2.1 The purpose of the Scottish Government is to make Scotland a more successful country, with opportunities for all of Scotland to flourish, through increasing sustainable economic growth.
2.2 A nation's international image impacts upon the popularity of its exports, as well as the ability to attract visitors and secure inward investment - all of which play a role in shaping the delivery of economic growth.
2.3 To 'Improve Scotland's Reputation' is one of the indicators of progress on the Scottish Government's National Performance Framework. Since 2008, the Scottish Government has used the Anholt-GfK Roper Nation Brands IndexSM to assess Scotland's reputation around the world. The data allows for an understanding of how Scotland is perceived in 20 countries around the world; and how it compares to 49 other countries included in the Nation Brands IndexSM.

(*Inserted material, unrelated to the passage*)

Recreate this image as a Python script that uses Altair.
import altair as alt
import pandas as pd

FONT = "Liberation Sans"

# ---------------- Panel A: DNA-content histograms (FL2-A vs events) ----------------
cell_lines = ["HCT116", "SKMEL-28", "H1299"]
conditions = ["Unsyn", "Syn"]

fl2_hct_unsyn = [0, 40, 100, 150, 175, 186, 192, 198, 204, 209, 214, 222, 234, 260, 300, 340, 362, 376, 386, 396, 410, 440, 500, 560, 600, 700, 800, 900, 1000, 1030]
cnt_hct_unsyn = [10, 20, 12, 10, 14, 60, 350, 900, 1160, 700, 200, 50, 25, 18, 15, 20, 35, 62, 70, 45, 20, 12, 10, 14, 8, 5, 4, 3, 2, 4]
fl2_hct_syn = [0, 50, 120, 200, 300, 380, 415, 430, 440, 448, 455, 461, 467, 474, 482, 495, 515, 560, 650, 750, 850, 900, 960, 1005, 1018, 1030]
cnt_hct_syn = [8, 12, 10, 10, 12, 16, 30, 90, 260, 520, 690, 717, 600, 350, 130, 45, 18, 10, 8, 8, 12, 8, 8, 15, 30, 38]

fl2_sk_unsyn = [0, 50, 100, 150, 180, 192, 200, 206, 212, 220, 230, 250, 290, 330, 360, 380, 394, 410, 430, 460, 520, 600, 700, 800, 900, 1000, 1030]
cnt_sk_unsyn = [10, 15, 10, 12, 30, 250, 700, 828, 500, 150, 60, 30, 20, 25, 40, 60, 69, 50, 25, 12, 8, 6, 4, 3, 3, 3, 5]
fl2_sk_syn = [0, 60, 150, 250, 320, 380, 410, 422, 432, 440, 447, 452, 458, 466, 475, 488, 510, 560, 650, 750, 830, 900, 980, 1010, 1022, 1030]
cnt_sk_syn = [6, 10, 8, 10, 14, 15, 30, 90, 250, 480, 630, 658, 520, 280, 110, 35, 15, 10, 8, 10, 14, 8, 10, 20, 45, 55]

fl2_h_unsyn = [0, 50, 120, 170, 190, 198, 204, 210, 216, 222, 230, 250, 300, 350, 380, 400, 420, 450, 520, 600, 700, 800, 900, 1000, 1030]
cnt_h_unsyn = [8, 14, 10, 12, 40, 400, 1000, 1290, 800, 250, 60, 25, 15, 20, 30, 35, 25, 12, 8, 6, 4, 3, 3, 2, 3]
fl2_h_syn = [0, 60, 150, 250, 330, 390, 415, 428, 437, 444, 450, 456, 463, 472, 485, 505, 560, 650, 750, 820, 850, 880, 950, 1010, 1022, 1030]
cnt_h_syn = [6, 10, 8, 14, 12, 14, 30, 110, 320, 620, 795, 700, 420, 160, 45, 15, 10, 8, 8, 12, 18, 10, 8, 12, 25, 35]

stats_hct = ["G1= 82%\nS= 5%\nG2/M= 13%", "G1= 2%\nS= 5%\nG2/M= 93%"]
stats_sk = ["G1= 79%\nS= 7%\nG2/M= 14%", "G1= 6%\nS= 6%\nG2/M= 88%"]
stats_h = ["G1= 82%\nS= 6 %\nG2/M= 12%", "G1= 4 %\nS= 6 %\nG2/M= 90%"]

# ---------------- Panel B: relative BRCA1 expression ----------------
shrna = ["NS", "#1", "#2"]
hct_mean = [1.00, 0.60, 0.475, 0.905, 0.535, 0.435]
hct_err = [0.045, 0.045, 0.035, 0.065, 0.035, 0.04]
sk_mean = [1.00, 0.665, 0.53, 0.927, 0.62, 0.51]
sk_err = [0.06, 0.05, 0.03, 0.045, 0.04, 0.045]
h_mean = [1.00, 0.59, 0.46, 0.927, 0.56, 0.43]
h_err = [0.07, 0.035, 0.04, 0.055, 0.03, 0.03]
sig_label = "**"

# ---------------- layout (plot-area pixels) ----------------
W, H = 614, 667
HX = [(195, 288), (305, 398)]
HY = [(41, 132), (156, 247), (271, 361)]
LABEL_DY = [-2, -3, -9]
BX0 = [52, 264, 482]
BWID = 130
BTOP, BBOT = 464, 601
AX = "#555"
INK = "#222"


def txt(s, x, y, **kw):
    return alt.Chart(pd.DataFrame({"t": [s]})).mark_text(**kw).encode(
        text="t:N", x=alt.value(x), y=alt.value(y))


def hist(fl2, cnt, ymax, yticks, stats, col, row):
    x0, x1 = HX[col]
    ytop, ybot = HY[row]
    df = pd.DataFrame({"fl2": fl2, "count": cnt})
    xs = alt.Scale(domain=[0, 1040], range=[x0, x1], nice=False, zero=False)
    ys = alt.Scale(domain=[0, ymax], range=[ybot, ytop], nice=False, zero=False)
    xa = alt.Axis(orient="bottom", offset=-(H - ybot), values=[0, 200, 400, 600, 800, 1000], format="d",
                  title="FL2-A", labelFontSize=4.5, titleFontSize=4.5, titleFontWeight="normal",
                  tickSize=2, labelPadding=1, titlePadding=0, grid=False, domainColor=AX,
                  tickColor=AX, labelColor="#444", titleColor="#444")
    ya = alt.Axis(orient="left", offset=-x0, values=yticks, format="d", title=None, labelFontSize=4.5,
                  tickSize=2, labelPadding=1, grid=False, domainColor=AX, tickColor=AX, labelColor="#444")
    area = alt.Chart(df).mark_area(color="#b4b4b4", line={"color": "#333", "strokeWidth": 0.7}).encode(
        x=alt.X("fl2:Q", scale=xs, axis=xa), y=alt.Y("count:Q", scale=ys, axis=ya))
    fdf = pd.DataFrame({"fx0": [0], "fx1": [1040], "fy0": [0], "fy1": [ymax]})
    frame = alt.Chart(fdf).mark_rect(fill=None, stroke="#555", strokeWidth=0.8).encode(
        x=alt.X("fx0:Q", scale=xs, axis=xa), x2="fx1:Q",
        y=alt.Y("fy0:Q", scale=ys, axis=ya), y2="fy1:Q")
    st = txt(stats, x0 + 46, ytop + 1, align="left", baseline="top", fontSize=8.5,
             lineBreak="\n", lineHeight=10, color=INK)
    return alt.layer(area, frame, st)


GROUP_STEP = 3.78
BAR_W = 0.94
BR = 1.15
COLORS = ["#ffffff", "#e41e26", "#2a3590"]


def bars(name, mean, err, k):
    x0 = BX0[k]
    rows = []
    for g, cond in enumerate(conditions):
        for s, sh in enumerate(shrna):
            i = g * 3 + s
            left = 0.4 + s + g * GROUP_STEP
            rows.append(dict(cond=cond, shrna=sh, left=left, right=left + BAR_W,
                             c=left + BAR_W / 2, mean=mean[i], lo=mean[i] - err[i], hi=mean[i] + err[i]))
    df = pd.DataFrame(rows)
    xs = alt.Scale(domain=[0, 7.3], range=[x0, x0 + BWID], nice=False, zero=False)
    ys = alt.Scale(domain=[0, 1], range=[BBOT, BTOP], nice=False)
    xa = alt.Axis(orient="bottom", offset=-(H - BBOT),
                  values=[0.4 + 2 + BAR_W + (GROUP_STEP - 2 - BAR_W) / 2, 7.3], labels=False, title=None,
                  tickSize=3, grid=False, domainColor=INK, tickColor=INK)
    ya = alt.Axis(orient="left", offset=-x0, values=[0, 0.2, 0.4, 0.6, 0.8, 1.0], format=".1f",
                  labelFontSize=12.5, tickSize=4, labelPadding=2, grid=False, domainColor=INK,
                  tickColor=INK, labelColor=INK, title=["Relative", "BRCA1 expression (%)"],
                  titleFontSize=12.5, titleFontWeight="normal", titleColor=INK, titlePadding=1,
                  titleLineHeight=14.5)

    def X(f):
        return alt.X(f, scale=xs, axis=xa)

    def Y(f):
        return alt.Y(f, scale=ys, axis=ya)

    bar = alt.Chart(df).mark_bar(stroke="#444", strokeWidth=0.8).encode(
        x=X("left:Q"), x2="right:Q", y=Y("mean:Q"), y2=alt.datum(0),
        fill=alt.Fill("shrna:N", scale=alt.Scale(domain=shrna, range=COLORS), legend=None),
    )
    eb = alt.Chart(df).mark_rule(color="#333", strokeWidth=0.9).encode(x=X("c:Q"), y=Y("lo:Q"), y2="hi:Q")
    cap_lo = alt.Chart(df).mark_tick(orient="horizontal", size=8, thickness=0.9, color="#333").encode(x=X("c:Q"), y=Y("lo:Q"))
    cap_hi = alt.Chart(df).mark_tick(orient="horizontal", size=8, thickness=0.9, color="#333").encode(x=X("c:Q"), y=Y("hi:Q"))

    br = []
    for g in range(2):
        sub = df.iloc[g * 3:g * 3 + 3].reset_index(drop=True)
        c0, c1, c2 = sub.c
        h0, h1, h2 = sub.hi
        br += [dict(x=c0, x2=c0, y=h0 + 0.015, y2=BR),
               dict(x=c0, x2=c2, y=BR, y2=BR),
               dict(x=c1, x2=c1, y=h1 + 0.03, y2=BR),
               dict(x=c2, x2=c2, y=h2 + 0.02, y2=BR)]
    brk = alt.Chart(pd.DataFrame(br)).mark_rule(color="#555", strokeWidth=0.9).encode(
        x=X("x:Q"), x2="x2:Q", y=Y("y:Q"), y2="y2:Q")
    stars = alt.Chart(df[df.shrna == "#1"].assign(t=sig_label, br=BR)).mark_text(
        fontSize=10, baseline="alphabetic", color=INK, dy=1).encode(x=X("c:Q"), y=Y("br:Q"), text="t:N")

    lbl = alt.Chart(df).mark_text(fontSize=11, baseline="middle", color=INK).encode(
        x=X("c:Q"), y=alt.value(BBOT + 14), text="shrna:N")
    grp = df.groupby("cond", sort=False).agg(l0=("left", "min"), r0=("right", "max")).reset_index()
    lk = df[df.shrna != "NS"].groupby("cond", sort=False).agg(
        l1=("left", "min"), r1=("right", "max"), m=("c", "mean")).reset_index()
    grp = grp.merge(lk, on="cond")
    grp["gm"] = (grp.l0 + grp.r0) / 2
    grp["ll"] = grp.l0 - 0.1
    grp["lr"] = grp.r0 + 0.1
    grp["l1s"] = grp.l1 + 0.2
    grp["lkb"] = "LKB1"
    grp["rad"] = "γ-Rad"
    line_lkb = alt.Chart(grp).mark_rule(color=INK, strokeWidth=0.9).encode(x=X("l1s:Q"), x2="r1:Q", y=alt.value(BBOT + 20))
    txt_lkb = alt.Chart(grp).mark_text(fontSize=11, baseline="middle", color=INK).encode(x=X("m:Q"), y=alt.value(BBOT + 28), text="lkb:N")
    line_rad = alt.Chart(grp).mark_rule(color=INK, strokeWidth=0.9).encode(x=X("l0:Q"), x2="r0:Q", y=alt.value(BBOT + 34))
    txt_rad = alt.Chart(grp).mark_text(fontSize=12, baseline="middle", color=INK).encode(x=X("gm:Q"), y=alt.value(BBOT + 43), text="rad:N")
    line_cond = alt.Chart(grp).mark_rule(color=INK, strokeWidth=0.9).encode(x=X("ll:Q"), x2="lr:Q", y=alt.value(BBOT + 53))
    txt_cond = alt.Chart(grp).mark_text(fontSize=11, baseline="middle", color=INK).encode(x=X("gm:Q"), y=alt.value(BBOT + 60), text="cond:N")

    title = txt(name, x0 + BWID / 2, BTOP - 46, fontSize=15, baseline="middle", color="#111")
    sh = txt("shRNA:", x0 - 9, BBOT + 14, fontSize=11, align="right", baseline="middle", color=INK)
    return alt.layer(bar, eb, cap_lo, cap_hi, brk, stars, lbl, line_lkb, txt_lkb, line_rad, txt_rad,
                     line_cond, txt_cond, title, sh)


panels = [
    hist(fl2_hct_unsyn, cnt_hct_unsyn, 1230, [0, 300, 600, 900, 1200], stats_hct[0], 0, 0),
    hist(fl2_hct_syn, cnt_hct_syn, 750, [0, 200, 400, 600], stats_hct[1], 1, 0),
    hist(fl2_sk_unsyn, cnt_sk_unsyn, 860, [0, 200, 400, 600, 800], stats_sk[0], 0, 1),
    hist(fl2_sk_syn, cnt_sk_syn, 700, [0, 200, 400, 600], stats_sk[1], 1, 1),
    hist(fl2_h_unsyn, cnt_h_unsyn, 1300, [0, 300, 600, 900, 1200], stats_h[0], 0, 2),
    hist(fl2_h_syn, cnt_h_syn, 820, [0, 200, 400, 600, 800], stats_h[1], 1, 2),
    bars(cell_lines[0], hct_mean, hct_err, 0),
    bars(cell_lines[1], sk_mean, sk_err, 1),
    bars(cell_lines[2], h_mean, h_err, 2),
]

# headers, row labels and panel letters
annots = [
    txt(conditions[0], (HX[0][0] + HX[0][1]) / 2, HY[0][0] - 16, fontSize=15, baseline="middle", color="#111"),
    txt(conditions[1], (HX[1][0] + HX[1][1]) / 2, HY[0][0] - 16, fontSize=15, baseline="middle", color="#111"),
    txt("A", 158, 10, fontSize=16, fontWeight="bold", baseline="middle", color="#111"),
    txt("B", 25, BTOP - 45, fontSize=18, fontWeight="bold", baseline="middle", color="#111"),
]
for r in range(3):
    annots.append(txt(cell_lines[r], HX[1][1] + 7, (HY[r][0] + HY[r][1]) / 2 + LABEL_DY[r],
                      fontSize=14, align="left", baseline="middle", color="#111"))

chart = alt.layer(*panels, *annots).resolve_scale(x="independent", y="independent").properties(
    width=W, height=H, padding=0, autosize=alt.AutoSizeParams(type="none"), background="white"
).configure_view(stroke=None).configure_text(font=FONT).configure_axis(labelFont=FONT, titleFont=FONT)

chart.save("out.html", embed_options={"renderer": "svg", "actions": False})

2.4 Whilst being the best available measure of Scotland's reputation for the purpose of National Performance Framework, the NBISM does not provide an evaluation of the Scottish Government's performance.

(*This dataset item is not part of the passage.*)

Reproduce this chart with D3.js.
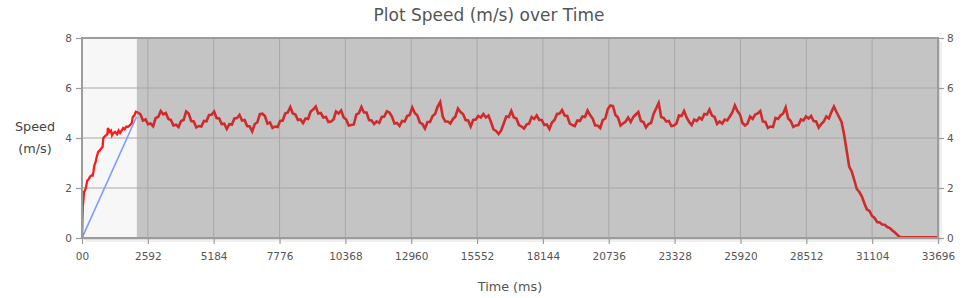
<!DOCTYPE html>
<html><head><meta charset="utf-8">
<script src="https://cdn.jsdelivr.net/npm/d3@7"></script>
<style>
body{margin:0;background:#fff}
svg{display:block;font-family:"DejaVu Sans",Verdana,sans-serif}
</style>
</head><body>
<svg id="chart" width="980" height="298"></svg>
<script>
// ---------- data ----------
const chartTitle = "Plot Speed (m/s) over Time";
const xAxisTitle = "Time (ms)";
const yAxisTitle = ["Speed", "(m/s)"];

const xTickValues = [0,2592,5184,7776,10368,12960,15552,18144,20736,23328,25920,28512,31104,33696];
const xTickLabels = ["00","2592","5184","7776","10368","12960","15552","18144","20736","23328","25920","28512","31104","33696"];
const yTickValues = [0,2,4,6,8];

const xDomain = [0, 33696];
const yDomain = [0, 8];
const warmupEndMs = 2160;

// start-up phase (bright red)
const rampTime  = [0,15,30,60,80,120,160,210,260,315,370,420,450,485,540,580,640,700,770,810,840,880,940,1000,1020,1080,1140,1180,1240,1300,1380,1440,1500,1560,1620,1680,1740,1810,1880,1960,2000,2060,2120,2200];
const rampSpeed = [0,0.7,1.25,1.55,1.85,1.9,2.05,2.3,2.35,2.45,2.5,2.5,2.65,2.9,3.05,3.25,3.45,3.5,3.6,3.65,4.0,4.05,4.1,4.15,4.4,4.25,4.3,4.1,4.2,4.25,4.15,4.3,4.2,4.3,4.4,4.35,4.45,4.45,4.5,4.6,4.85,4.9,5.05,5.02];

// reference straight line (blue)
const refTime  = [0, 2150];
const refSpeed = [0, 4.85];

// main run, sampled every 100 ms from 2200 ms
const runStartMs = 2200;
const runStepMs = 100;
const runSpeed = [
5.02,4.95,4.70,4.74,4.55,4.58,4.47,4.80,4.84,5.08,
4.95,5.00,4.76,4.72,4.50,4.53,4.44,4.68,4.72,5.06,
4.98,4.68,4.66,4.42,4.48,4.46,4.68,4.67,4.92,4.93,
5.06,4.80,4.78,4.56,4.57,4.36,4.55,4.54,4.78,4.80,
4.92,4.70,4.72,4.48,4.46,4.26,4.56,4.62,4.95,4.97,
4.88,4.58,4.62,4.40,4.46,4.44,4.68,4.70,4.98,5.02,
5.24,4.98,4.94,4.72,4.74,4.60,4.78,4.76,5.06,5.14,
5.26,4.98,5.00,4.82,4.84,4.64,4.66,4.74,5.06,4.98,
5.10,4.82,4.74,4.50,4.52,4.54,4.94,5.00,5.24,5.02,
5.02,4.72,4.70,4.56,4.66,4.60,4.84,4.86,5.07,5.02,
4.86,4.58,4.60,4.48,4.68,4.66,4.88,4.92,5.22,5.00,
4.90,4.62,4.56,4.38,4.64,4.64,4.88,4.96,5.26,5.44,
4.86,4.66,4.66,4.58,4.76,4.86,5.18,5.04,4.96,4.72,
4.70,4.46,4.72,4.74,4.88,4.82,4.96,4.82,4.90,4.64,
4.34,4.28,4.16,4.30,4.58,4.86,4.84,5.08,4.82,4.78,
4.52,4.46,4.38,4.54,4.58,4.84,4.76,4.90,4.72,4.72,
4.52,4.54,4.36,4.62,4.72,4.96,4.98,5.12,4.90,4.88,
4.58,4.52,4.48,4.70,4.68,4.86,4.84,5.10,4.92,4.78,
4.50,4.50,4.40,4.72,4.78,5.16,5.30,5.28,4.92,4.82,
4.50,4.58,4.66,4.82,4.64,4.84,4.94,5.04,4.68,4.64,
4.42,4.56,4.60,4.96,5.18,5.40,4.84,4.80,4.66,4.68,
4.48,4.50,4.58,4.90,4.88,5.08,4.82,4.64,4.52,4.74,
4.68,4.82,4.74,4.96,4.94,5.14,4.90,4.84,4.56,4.66,
4.58,4.74,4.70,4.86,5.02,5.30,5.08,4.94,4.60,4.50,
4.58,4.86,4.76,4.94,4.98,5.08,4.66,4.64,4.40,4.46,
4.44,4.80,4.76,4.90,4.98,5.22,4.78,4.68,4.44,4.50,
4.52,4.74,4.70,4.86,4.78,4.88,4.68,4.66,4.42,4.56,
4.66,4.86,4.78,5.04,5.26,5.04,4.84,4.64,4.14,3.50,
2.86,2.66,2.32,1.96,1.84,1.66,1.38,1.14,1.08,0.88,
0.80,0.64,0.62,0.54,0.53,0.44,0.40,0.30,0.22,0.12,
0.04,0.03,0.03,0.03,0.03,0.03,0.03,0.03,0.03,0.03,
0.03,0.03,0.03,0.03,0.03,0.03
];

// ---------- chart ----------
const svg = d3.select("#chart");
const plot = {left: 82, right: 938, top: 38, bottom: 238};
const x = d3.scaleLinear().domain(xDomain).range([plot.left, plot.right]);
const y = d3.scaleLinear().domain(yDomain).range([plot.bottom, plot.top]);
const pw = plot.right - plot.left, ph = plot.bottom - plot.top;

svg.append("defs").append("clipPath").attr("id","clip")
  .append("rect").attr("x",plot.left).attr("y",plot.top).attr("width",pw).attr("height",ph);

// shadow
svg.append("rect").attr("x",plot.left+4).attr("y",plot.top+4).attr("width",pw).attr("height",ph).attr("fill","#f0f0f0");
svg.append("rect").attr("x",plot.left+2).attr("y",plot.top+2).attr("width",pw).attr("height",ph).attr("fill","#dedede");

// backgrounds
svg.append("rect").attr("x",x(0)).attr("y",plot.top).attr("width",x(warmupEndMs)-x(0)).attr("height",ph).attr("fill","#f7f7f7");
svg.append("rect").attr("x",x(warmupEndMs)).attr("y",plot.top).attr("width",x(xDomain[1])-x(warmupEndMs)).attr("height",ph).attr("fill","#c4c4c4");

// grid
const grid = svg.append("g").attr("stroke","#a8a8a8").attr("stroke-width",1);
grid.selectAll("line.h").data(yTickValues.filter(v=>v>yDomain[0]&&v<yDomain[1])).join("line")
  .attr("x1",plot.left).attr("x2",plot.right).attr("y1",d=>y(d)).attr("y2",d=>y(d));
grid.selectAll("line.v").data(xTickValues.filter(v=>v>xDomain[0]&&v<xDomain[1])).join("line")
  .attr("y1",plot.top).attr("y2",plot.bottom).attr("x1",d=>x(d)).attr("x2",d=>x(d));

// lines
const lineGen = d3.line().x(d=>x(d[0])).y(d=>y(d[1]));
const clipG = svg.append("g").attr("clip-path","url(#clip)");
const refData = refTime.map((t,i)=>[t,refSpeed[i]]);
const rampData = rampTime.map((t,i)=>[t,rampSpeed[i]]);
const runData = runSpeed.map((v,i)=>[runStartMs + i*runStepMs, v]);

clipG.append("path").datum(refData).attr("d",lineGen).attr("fill","none").attr("stroke","#7d9cff").attr("stroke-width",1.6);
clipG.append("path").datum(rampData).attr("d",lineGen).attr("fill","none").attr("stroke","#ff1a1a").attr("stroke-width",2.3).attr("stroke-linejoin","miter");
clipG.append("path").datum(runData).attr("d",lineGen).attr("fill","none").attr("stroke","#d02a2a").attr("stroke-width",2.6).attr("stroke-linejoin","miter");

// frame
svg.append("rect").attr("x",plot.left).attr("y",plot.top).attr("width",pw).attr("height",ph)
  .attr("fill","none").attr("stroke","#9c9c9c").attr("stroke-width",2);

// axes
function styleAxis(g){
  g.select(".domain").remove();
  g.selectAll(".tick line").attr("stroke","#9c9c9c").attr("stroke-width",1.2);
  g.selectAll(".tick text").attr("fill","#555").style("font-size","10.5px").style("font-family","'DejaVu Sans',Verdana,sans-serif");
}
svg.append("g").attr("transform",`translate(${plot.left},0)`)
  .call(d3.axisLeft(y).tickValues(yTickValues).tickSize(6).tickPadding(4).tickFormat(d3.format("d")))
  .call(styleAxis);
svg.append("g").attr("transform",`translate(${plot.right},0)`)
  .call(d3.axisRight(y).tickValues(yTickValues).tickSize(6).tickPadding(3).tickFormat(d3.format("d")))
  .call(styleAxis);
svg.append("g").attr("transform",`translate(0,${plot.bottom})`)
  .call(d3.axisBottom(x).tickValues(xTickValues).tickSize(6).tickPadding(9).tickFormat((d,i)=>xTickLabels[i]))
  .call(styleAxis);

// titles
svg.append("text").attr("x",489).attr("y",21).attr("text-anchor","middle")
  .attr("fill","#555").style("font-size","17px").text(chartTitle);
svg.append("text").attr("x",(plot.left+plot.right)/2).attr("y",291).attr("text-anchor","middle")
  .attr("fill","#555").style("font-size","12.8px").text(xAxisTitle);
svg.append("text").attr("x",35).attr("y",131).attr("text-anchor","middle")
  .attr("fill","#444").style("font-size","12.8px").text(yAxisTitle[0]);
svg.append("text").attr("x",35).attr("y",153).attr("text-anchor","middle")
  .attr("fill","#444").style("font-size","12.8px").text(yAxisTitle[1]);
</script>
</body></html>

2.5 To use and understand the NBISM data, it is important that it is seen as a snapshot of people's attitudes about Scotland, not behaviours. The NBISM is about perceptions; therefore it tells us what a limited number of people think. Attitudinal data of this kind is a useful way of helping to understand more about Scotland's international reputation.
Background to the Anholt GfK-Roper Nation Brands IndexSM
2.6 The Anholt GfK-Roper Nation Brands IndexSM (NBISM) is an analytical tool which attempts to measure and rank a country's broad reputation, not just focusing on one particular dimension (for instance, a tourist destination). The NBISM provides an independent definition of reputation which allows it to be measured in a consistent and accessible way across a number of countries.
2.7 Scotland has participated in the NBISM survey in 2008, 2009, 2010, 2012. The reports on how Scotland's reputation was scored and ranked were published by the Scottish Government in 2009 and 2010. The reports looked at the 2008-2009, and 2009-2010 data, respectively. This report will similarly compare the 2012 data to the most recent previous available data of 2010.